I am a distracted guy. My mind is always racing in a hundred directions. As stated in a previous blog, I am learning to slow my pace and be in the moment. This is ever so important when it comes to personal Bible study and prayer. Most of the time that I spend reading scripture I often drift into thinking about how to preach or teach that passage, or at the very least, how exciting it would be to share the passage with others. That is a good thing. After all, it is the primary reason I got into ministry in the first place – to share the excitement of God’s Word with others. Somewhere along the way, however, the Bible became more work and a shared experience than speaking to my heart and gleaning wisdom for myself. Reading through large sections of scripture in one setting was marvelous, and not having the option of preaching or teaching the passage was refreshing. It was truly a time of personal Bible study.

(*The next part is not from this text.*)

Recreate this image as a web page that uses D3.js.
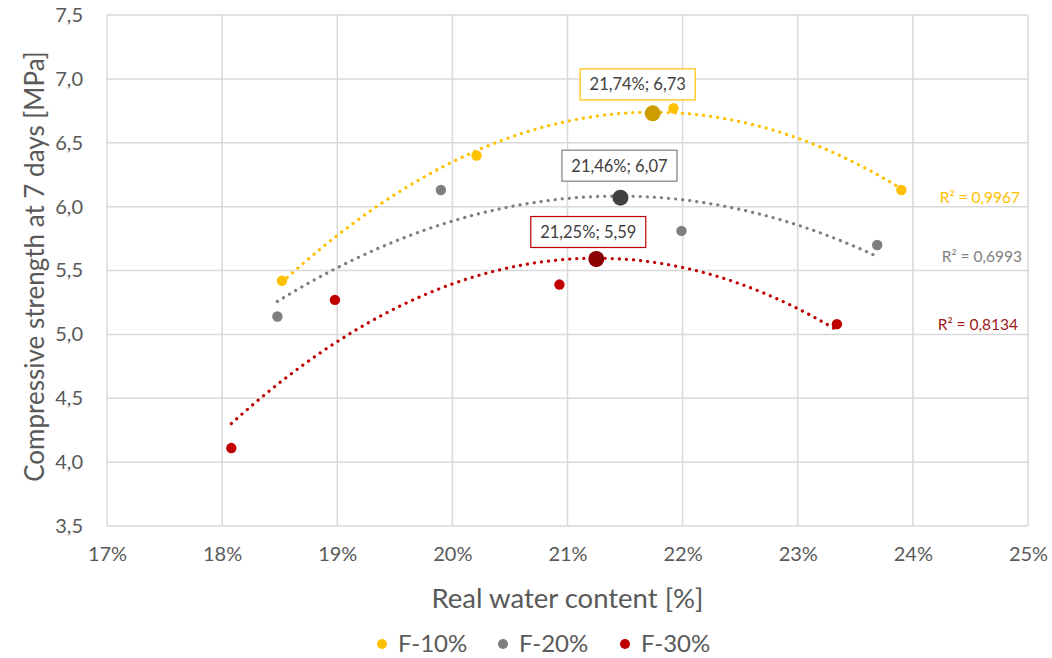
<!DOCTYPE html>
<html>
<head>
<meta charset="utf-8">
<script src="https://cdn.jsdelivr.net/npm/d3@7"></script>
<style>
  html, body { margin: 0; padding: 0; background: #fff; }
  svg { display: block; font-family: "Lato", "Open Sans", sans-serif; }
</style>
</head>
<body>
<svg id="chart" width="1052" height="658"></svg>
<script>
// Measured points: real water content (%) vs 7-day compressive strength (MPa)
const seriesNames = ["F-10%", "F-20%", "F-30%"];
const water10 = [18.52, 20.21, 21.92, 23.90];
const strength10 = [5.42, 6.40, 6.77, 6.13];
const water20 = [18.48, 19.90, 21.99, 23.69];
const strength20 = [5.14, 6.13, 5.81, 5.70];
const water30 = [18.08, 18.98, 20.93, 23.34];
const strength30 = [4.11, 5.27, 5.39, 5.08];

// Optimum of each fitted curve
const optimumWater = [21.74, 21.46, 21.25];
const optimumStrength = [6.73, 6.07, 5.59];
const optimumLabels = ["21,74%; 6,73", "21,46%; 6,07", "21,25%; 5,59"];
const r2Labels = ["R² = 0,9967", "R² = 0,6993", "R² = 0,8134"];

const xTicks = [17, 18, 19, 20, 21, 22, 23, 24, 25];
const yTicks = [3.5, 4.0, 4.5, 5.0, 5.5, 6.0, 6.5, 7.0, 7.5];

// Styling
const colors = ["#FFC000", "#7F7F7F", "#C00000"];
const optimumColors = ["#CC9C00", "#404040", "#8B0000"];
const r2Colors = ["#FFC000", "#7F7F7F", "#A01818"];
const labelOffsets = [[-15, -29], [-1, -32], [-8, -27]];
const r2Pos = [[1020, 203], [1022, 262], [1018, 330]];

const svg = d3.select("#chart");
const margin = { left: 107, top: 15, right: 1028, bottom: 526 };

const x = d3.scaleLinear().domain([17, 25]).range([margin.left, margin.right]);
const y = d3.scaleLinear().domain([3.5, 7.5]).range([margin.bottom, margin.top]);

const fmtY = d => d3.format(".1f")(d).replace(".", ",");
const fmtX = d => d + "%";

// Grid
const grid = svg.append("g");
grid.selectAll("line.h").data(yTicks).join("line")
  .attr("x1", margin.left).attr("x2", margin.right)
  .attr("y1", d => y(d)).attr("y2", d => y(d))
  .attr("stroke", "#D9D9D9").attr("stroke-width", 1.5);
grid.selectAll("line.v").data(xTicks).join("line")
  .attr("y1", margin.top).attr("y2", margin.bottom)
  .attr("x1", d => x(d)).attr("x2", d => x(d))
  .attr("stroke", "#D9D9D9").attr("stroke-width", 1.5);

// Axes (labels only; lines come from the grid)
const xAxis = svg.append("g")
  .attr("transform", `translate(0,${margin.bottom})`)
  .call(d3.axisBottom(x).tickValues(xTicks).tickFormat(fmtX).tickSize(0).tickPadding(21));
const yAxis = svg.append("g")
  .attr("transform", `translate(${margin.left},0)`)
  .call(d3.axisLeft(y).tickValues(yTicks).tickFormat(fmtY).tickSize(0).tickPadding(24));
[xAxis, yAxis].forEach(a => {
  a.select(".domain").remove();
  a.selectAll("text").attr("fill", "#595959").style("font-size", "20px")
    .style("font-family", "Lato, sans-serif");
});

// Axis titles
svg.append("text")
  .attr("x", (margin.left + margin.right) / 2).attr("y", 608)
  .attr("text-anchor", "middle").attr("fill", "#595959")
  .style("font-size", "27.5px").text("Real water content [%]");
svg.append("text")
  .attr("transform", `translate(44,${(margin.top + margin.bottom) / 2 - 4}) rotate(-90)`)
  .attr("text-anchor", "middle").attr("fill", "#595959")
  .style("font-size", "26px").text("Compressive strength at 7 days [MPa]");

// Second-order polynomial least-squares fit
function quadFit(xs, ys) {
  const n = xs.length;
  let s = [0, 0, 0, 0, 0], t = [0, 0, 0];
  for (let i = 0; i < n; i++) {
    let p = 1;
    for (let k = 0; k < 5; k++) { s[k] += p; if (k < 3) t[k] += p * ys[i]; p *= xs[i]; }
  }
  const A = [[s[0], s[1], s[2]], [s[1], s[2], s[3]], [s[2], s[3], s[4]]];
  const det = m => m[0][0] * (m[1][1] * m[2][2] - m[1][2] * m[2][1])
    - m[0][1] * (m[1][0] * m[2][2] - m[1][2] * m[2][0])
    + m[0][2] * (m[1][0] * m[2][1] - m[1][1] * m[2][0]);
  const D = det(A);
  const coef = [0, 1, 2].map(c => det(A.map((row, r) => row.map((v, j) => j === c ? t[r] : v))) / D);
  return xv => coef[0] + coef[1] * xv + coef[2] * xv * xv;
}

const waters = [water10, water20, water30];
const strengths = [strength10, strength20, strength30];

const line = d3.line().x(d => x(d[0])).y(d => y(d[1])).curve(d3.curveLinear);

waters.forEach((ws, i) => {
  const f = quadFit(ws, strengths[i]);
  const [lo, hi] = d3.extent(ws);
  const pts = d3.range(0, 201).map(k => { const xv = lo + (hi - lo) * k / 200; return [xv, f(xv)]; });
  svg.append("path").datum(pts).attr("d", line)
    .attr("fill", "none").attr("stroke", colors[i]).attr("stroke-width", 3.2)
    .attr("stroke-linecap", "round").attr("stroke-dasharray", "0.1 7");
});

// Data points
waters.forEach((ws, i) => {
  svg.append("g").selectAll("circle").data(ws.map((w, j) => [w, strengths[i][j]])).join("circle")
    .attr("cx", d => x(d[0])).attr("cy", d => y(d[1])).attr("r", 5.2)
    .attr("fill", colors[i]);
});

// Optimum markers and their labels
optimumWater.forEach((w, i) => {
  const cx = x(w), cy = y(optimumStrength[i]);
  svg.append("circle").attr("cx", cx).attr("cy", cy).attr("r", 8)
    .attr("fill", optimumColors[i]);
  const lx = cx + labelOffsets[i][0], ly = cy + labelOffsets[i][1];
  const g = svg.append("g");
  g.append("rect")
    .attr("x", lx - 57.5).attr("y", ly - 15.5).attr("width", 115).attr("height", 31)
    .attr("fill", "#fff").attr("stroke", colors[i]).attr("stroke-width", 1.2);
  g.append("text").attr("x", lx).attr("y", ly + 6)
    .attr("text-anchor", "middle").attr("fill", "#404040")
    .style("font-size", "16.5px").text(optimumLabels[i]);
});

// R² labels
r2Labels.forEach((lab, i) => {
  svg.append("text").attr("x", r2Pos[i][0]).attr("y", r2Pos[i][1])
    .attr("text-anchor", "end").attr("fill", r2Colors[i])
    .style("font-size", "15.5px").text(lab);
});

// Legend
const legendX = [382, 503, 625];
seriesNames.forEach((name, i) => {
  svg.append("circle").attr("cx", legendX[i]).attr("cy", 644).attr("r", 5).attr("fill", colors[i]);
  svg.append("text").attr("x", legendX[i] + 16).attr("y", 652)
    .attr("fill", "#595959").style("font-size", "24px").text(name);
});
</script>
</body>
</html>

I began the summer with a long reading list of resources and books I’d hoped to read. I did read many of them, but not all of them as I found myself loving immersion into scripture. Why read books about the Bible when I have the Bible. In reading several chapters at a time I found myself viewing the stories through the eyes of the Biblical authors as opposed to viewing them through the lens of my life today. I found encouragement in the struggles of the apostles, not so different from some of our struggles today, and in some cases, far worse than what we face, yet they counted it all worth it for the glory of their Savior. I reveled in the teaching of Jesus, His care for the outcasts, and was filled with hope by the promises He made regarding things yet to come.
This time moved me each day into a meaningful and prolonged period of prayer. I was guided into prayer by God’s Word. Knowledge of who He is and what He has been and is doing. Seeing so many things for which to give praise and thanksgiving. My faith was bolstered, as I prayed for others, having seen the power of prayer lived out in the lives of Christ followers.
The effect of this time was viewing the remaining day through a Gospel lens. If God is for us, who can be against us? Being reminded as I started the day as to the character of God, that He isn’t done working, and that He is always with me changed how I tackled the challenges of the day and the unexpected I was bound to experience. I have already found it challenging to continue in a routine that includes prolonged daily time in the Word and prayer. Don’t get me wrong, I spend time in prayer daily and read God’s Word daily, but it definitely has been a challenge and also has not been for the amount of time spent in study and prayer as I was afforded during sabbatical. I have also noticed that those days or weeks in which I don’t spend uninterrupted and meaningful time in each I am more jittery, nervous, and less secure as I go through the travails of ministry and life. I don’t think it is surprising that there is a correlation between a sense of contentment and scripture reading/prayer. I invite you to join in my fight against the busyness of the trivial and make time for the treasure and riches that come in communing with the Most High. These “riches” may not be riches as the world defines them, but the peace, joy and wisdom found in Christ Jesus is truly the richest life we can have this side of eternity.